Lost: £200bn of GDP
Today 2016 Q4 GDP figures showed growth of 0.6 %, and the economy continuing to survive the Brexit vote.
But we should not lose the wood for the trees. The economy is still bearing serious scars of the financial crisis and the austerity which followed.
Today’s figures also give us an annual figure for GDP growth in 2016 of 2%.
Taking a longer-term perspective, this is a poor outcome, continuing a run of poor outcomes since the financial crisis. Average growth since 2010 (the first year of recovery after the crisis) has been just 2% a year.
When the OBR first forecast outcomes under the coalition they expected growth to be well above this, at 2.4 % a year – and this was still pretty conservative.
The chart below shows annual growth figures from 1831, with averages across continuous expansions – defined here as runs of years broken by two consecutive negative annual growth figures. On this longer-term perspective, the 2% average since the financial crisis is the lowest episode on record (just) for a continuous expansion, and by far the lowest since the war. In the pre-crisis decades (1981-2007) growth averaged 2.8% a year. The closest previous episode of growth as low as that seen in the current episode was over the 1880s-1910s when growth averaged 2.1% pa. (Though pre-war figures should be approached with caution.)
Real GDP growth and averages across expansions and contractions, 1831-2016
This is not splitting hairs. Reduced growth is cumulative in effect and means the economy (and incomes) are greatly smaller than expected when the coalition took office.
We can estimate the impact of this by projecting GDP figures forwards in cash terms from 2009. The economy has increased in size from £1,520bn in 2009 to an estimated figure of £1,930bn in 2016 (see end for method). But according to the OBR’s original projection of growth of the economy in cash terms it should have grown to £2,150bn.

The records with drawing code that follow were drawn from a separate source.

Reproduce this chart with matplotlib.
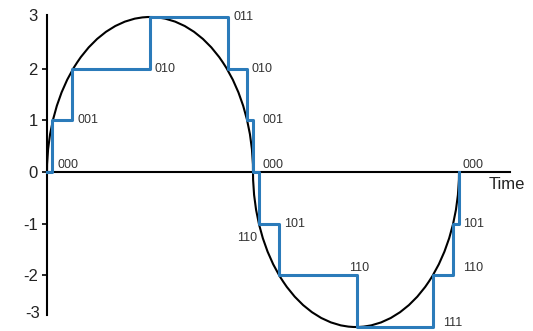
import matplotlib
matplotlib.use('Agg')
import matplotlib.pyplot as plt
from matplotlib.patches import Arc

plt.rcParams['font.family'] = ['Liberation Sans', 'DejaVu Sans']

# quantised staircase (time in half-periods, level)
step_t = [0.0, 0.024, 0.121, 0.5, 0.879, 0.971, 1.0, 1.029, 1.126, 1.505, 1.874, 1.971, 2.0]
step_v = [0, 1, 2, 3, 2, 1, 0, -1, -2, -3, -2, -1, 0]

# bit code labels: x, y, text
code_x = [0.053, 0.150, 0.524, 0.903, 0.995, 1.044, 1.044, 1.150, 0.922, 1.466, 1.922, 2.019, 2.019, 2.015]
code_y = [0.135, 1.0, 2.0, 3.0, 2.0, 1.0, 0.135, -1.0, -1.28, -1.86, -2.92, -1.86, -1.0, 0.135]
codes = ['000', '001', '010', '011', '010', '001', '000', '101', '110', '110', '111', '110', '101', '000']

yticks = [2, 1, 0, -1, -2]

fig = plt.figure(figsize=(5.33, 3.31), dpi=100)
ax = fig.add_axes([0, 0, 1, 1])
ax.set_xlim(-0.2282, 2.3592)
ax.set_ylim(-3.077, 3.329)

# analog signal (two half ellipses)
ax.add_patch(Arc((0.5, 0), 1.0, 6.0, theta1=0, theta2=180, color='black', lw=1.5, zorder=2))
ax.add_patch(Arc((1.5, 0), 1.0, 6.0, theta1=180, theta2=360, color='black', lw=1.5, zorder=2))

ax.step(step_t, step_v, where='post', color='#2b7bba', lw=2.2, zorder=3)

for x, y, s in zip(code_x, code_y, codes):
    ax.text(x, y, s, fontsize=9, color='#333333', ha='left', va='center')

for s in ['top', 'right']:
    ax.spines[s].set_visible(False)
ax.spines['left'].set_position(('data', 0))
ax.spines['bottom'].set_position(('data', 0))
ax.spines['left'].set_bounds(-2.77, 3.04)
ax.spines['bottom'].set_bounds(0, 2.248)
ax.spines['left'].set_linewidth(1.5)
ax.spines['bottom'].set_linewidth(1.5)

ax.set_yticks(yticks)
ax.set_yticklabels([str(v) for v in yticks])
ax.tick_params(axis='y', direction='out', length=3.6, width=1.2, pad=3,
               labelsize=12, labelcolor='#222222')
ax.set_xticks([])
ax.text(-0.044, 3.0, '3', fontsize=12, color='#222222', ha='right', va='center')
ax.text(-0.034, -2.73, '-3', fontsize=12, color='#222222', ha='right', va='center')
ax.text(2.143, -0.25, 'Time', fontsize=12, color='#222222', ha='left', va='center')

fig.savefig('out.png', dpi=100)
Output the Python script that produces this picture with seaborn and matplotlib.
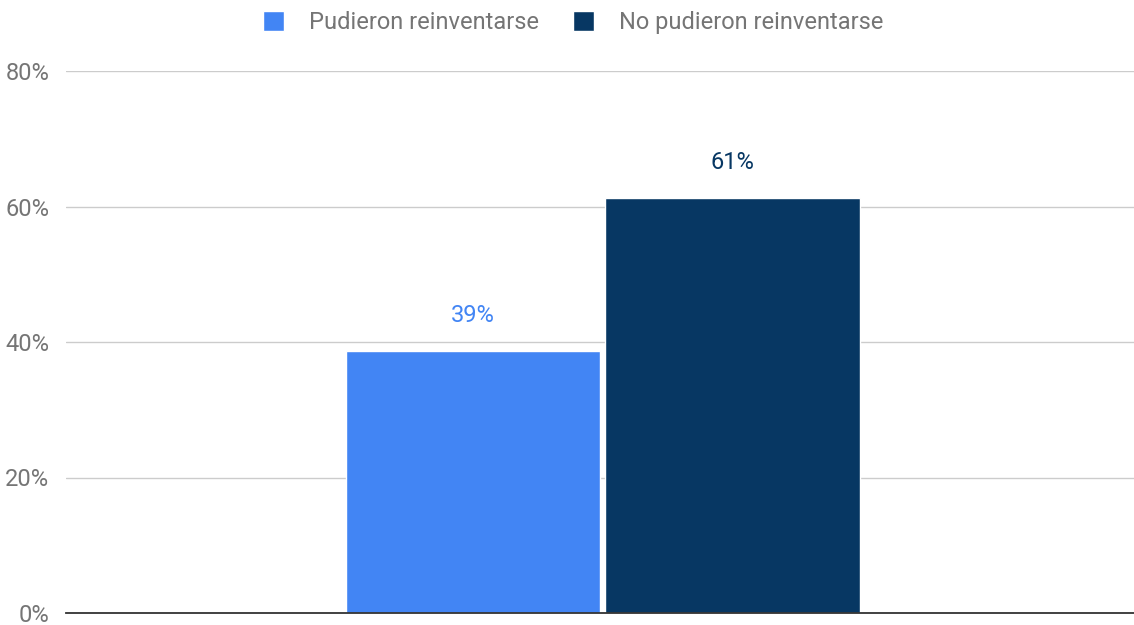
import matplotlib.pyplot as plt
import pandas as pd
import seaborn as sns
from matplotlib.ticker import PercentFormatter

categories = ["Total"]
groups = ["Pudieron reinventarse", "No pudieron reinventarse"]
values = [38.7, 61.3]
labels = ["39%", "61%"]
colors = ["#4285F4", "#073763"]

df = pd.DataFrame({"cat": categories * len(groups), "grupo": groups, "valor": values})

sns.set_style("white")
plt.rcParams["font.family"] = ["Roboto", "DejaVu Sans"]

fig = plt.figure(figsize=(11.34, 6.25), dpi=100)
ax = fig.add_axes([66 / 1134, 12 / 625, 1 - 66 / 1134, 542 / 625])

sns.barplot(data=df, x="cat", y="valor", hue="grupo", palette=colors,
            width=0.486, gap=0.02, saturation=1, ax=ax, legend=True)

ax.set_ylim(0, 80)
ax.set_xlim(-0.5 - 0.0025, 0.5 - 0.0025)
ax.set_yticks([0, 20, 40, 60, 80])
ax.yaxis.set_major_formatter(PercentFormatter(decimals=0))
ax.tick_params(axis="y", labelsize=17, labelcolor="#757575", length=0, pad=12)
ax.set_xticks([])
ax.set_xlabel("")
ax.set_ylabel("")
ax.grid(axis="y", color="#cccccc", linewidth=1)
ax.set_axisbelow(True)
for side in ["top", "right", "left"]:
    ax.spines[side].set_visible(False)
ax.spines["bottom"].set_color("#333333")
ax.spines["bottom"].set_linewidth(1.3)

for cont, lab, col in zip(ax.containers, labels, colors):
    ax.bar_label(cont, labels=[lab], padding=17, fontsize=17, color=col)

ax.legend(loc="upper center", bbox_to_anchor=(0.5 - 27 / 1068, 1.15), ncol=2,
          frameon=False, fontsize=17, labelcolor="#757575", handlelength=0.9,
          handleheight=0.9, columnspacing=1.45, handletextpad=1.05)

fig.savefig("out.png", dpi=100)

The shortfall is therefore £220bn – equivalent to nearly two NHS budgets.
GDP in cash terms: OBR expectation v outturn, £bn
And of course a much weaker economy means a much lower tax take. With government revenues accounting for around 36% of the economy, 36% of 220bn is £79bn. This corresponds very closely to the shortfall in public borrowing against original expectations of £84.8bn that the OBR have recently reported for 2015-16.
We are still operating under the delusion that cutting spending is somehow good for the economy. It isn’t. It damages the economy and the labour market, and so also damages taxes which means it doesn’t even repair the public finances. It doesn’t seem the greatest leap of logic to the idea that the opposite might be true. That government spending strengthens the economy, increases revenues and so supports the public finances.
(Notes on method: The ‘expectation’ is based on the OBR forecast nominal GDP growth rates in June 2010, but projected forward from the current 2009 cash figure, to put them on a consistent basis against current outturns, and hence updating for changes in ONS methodology for estimating GDP in the intervening period. The original OBR forecast extended only to 2015; I have projected a cash forecast for 2016 at the same growth rate they projected for 2015. The cash outturn for 2016 uses the newly published ONS volume figure and the OBR forecast for the GDP deflator.)